Recuperar la denominación “Día de la Hispanidad” no sería un gesto simbólico sin consecuencias. Sería reconciliar a España con su papel histórico y cultural. Sería decir, sin complejos, que la historia de España no se reduce a su territorio, sino que forma parte de una civilización común.
La Hispanidad no es lo mismo que el “mundo hispano”, ni un simple conjunto de países que hablan castellano. Es una forma de entender la dignidad humana, el valor del mestizaje y la trascendencia espiritual de la cultura. Es el reconocimiento de que América y España se hicieron mutuamente, y que ambas se necesitan para comprenderse.
Cambiar el nombre en 1987 fue una concesión al clima ideológico del momento, marcado por la europeización acelerada y por la necesidad de mostrar distancia con el franquismo, que también había utilizado el término. Pero la apropiación política de una palabra no invalida su significado profundo. Renunciar a “Hispanidad” por haber sido usada por un régimen es como prohibir el término “Patria” por haber figurado en un eslogan.
La palabra Hispanidad pertenece a todos los que hablan español, a todos los que piensan en español, a todos los que se reconocen en una herencia común que abarca el Atlántico. No reivindicarla es un error histórico y cultural. Por tanto, volver a llamar al 12 de octubre Día de la Hispanidad no implicaría excluir a nadie, ni reabrir heridas, sino dar nombre al vínculo más universal que España ha generado. Sería un acto de afirmación cultural, no de nostalgia política. La ley podría mantener intacto su texto, bastaría con un cambio nominal. Pero ese cambio tendría un valor inmenso: recordaría que España no sólo tiene una nación, sino que fundó un mundo.

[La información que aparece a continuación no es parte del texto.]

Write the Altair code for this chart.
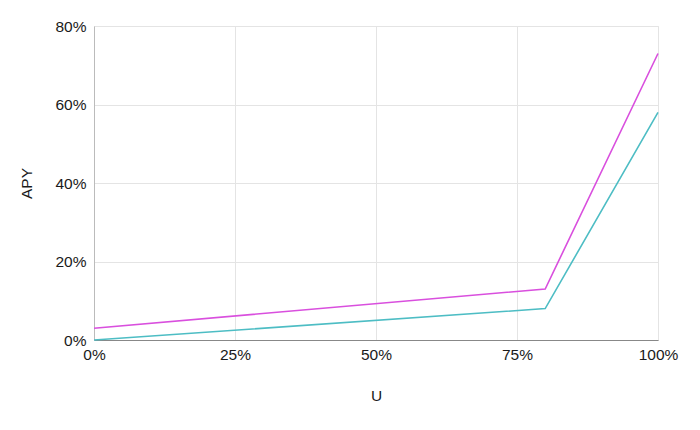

Sería, en el fondo, un acto de gratitud hacia los pueblos que surgieron de aquel encuentro, hacia los millones de personas que hoy mantienen viva la lengua española, y hacia nosotros mismos, herederos de una historia que, con sus luces y sombras, dio origen a una de las mayores comunidades culturales de la historia.
El 12 de octubre debe seguir siendo día de fiesta, de orgullo y de reflexión. Pero no sólo por España, sino por todo lo que España significa en el mundo. Y eso tiene un nombre claro, luminoso y exacto: Hispanidad.